What makes this interesting is the timing. Tesla is simultaneously ramping Cybercab production at Giga Texas, pushing Full Self-Driving approvals across Europe, and fielding a $59,990 Cybertruck AWD variant with delivery estimates already stretched into 2027. The company is adding vehicles to the road faster than ever, its own and, through Supercharger access deals, everyone else’s.
More vehicles means more charging sessions. More charging sessions at finite stalls means more waits. More waits without a clear system means more friction.
Tesla is solving the problem at five locations today. The question is how quickly they scale it to the hundreds of sites where weekend congestion is already a familiar annoyance.
The pilot also signals something broader about Tesla’s infrastructure thinking. The company has spent years building out hardware, including stalls, cabinets, and solar canopies. This is a software fix to a human behavior problem, deployed over the air and integrated into the navigation stack.
It costs almost nothing to roll out compared to adding physical stalls. It could meaningfully reduce the single biggest complaint EV owners have about public charging: unpredictability.
Other networks like Electrify America and ChargePoint have experimented with app-based queue management, but none have the advantage of deep vehicle integration. Tesla’s system knows when you are driving toward the station and slots you in automatically. No manual check-in, no scanning a QR code in a parking lot.
Five pilot sites is a whisper.

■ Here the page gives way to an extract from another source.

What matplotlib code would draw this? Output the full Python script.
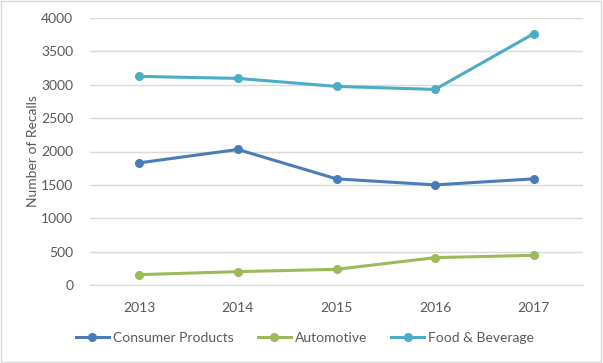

But the infrastructure pressure behind this feature is a shout. Tesla built the biggest fast-charging network on the planet and is now confronting the inevitable consequence: people actually use it, sometimes all at once, and they do not always behave well in line.
A virtual queue will not fix every road-rage incident at a Supercharger. But removing ambiguity about who is next removes the spark that lights most of those fires.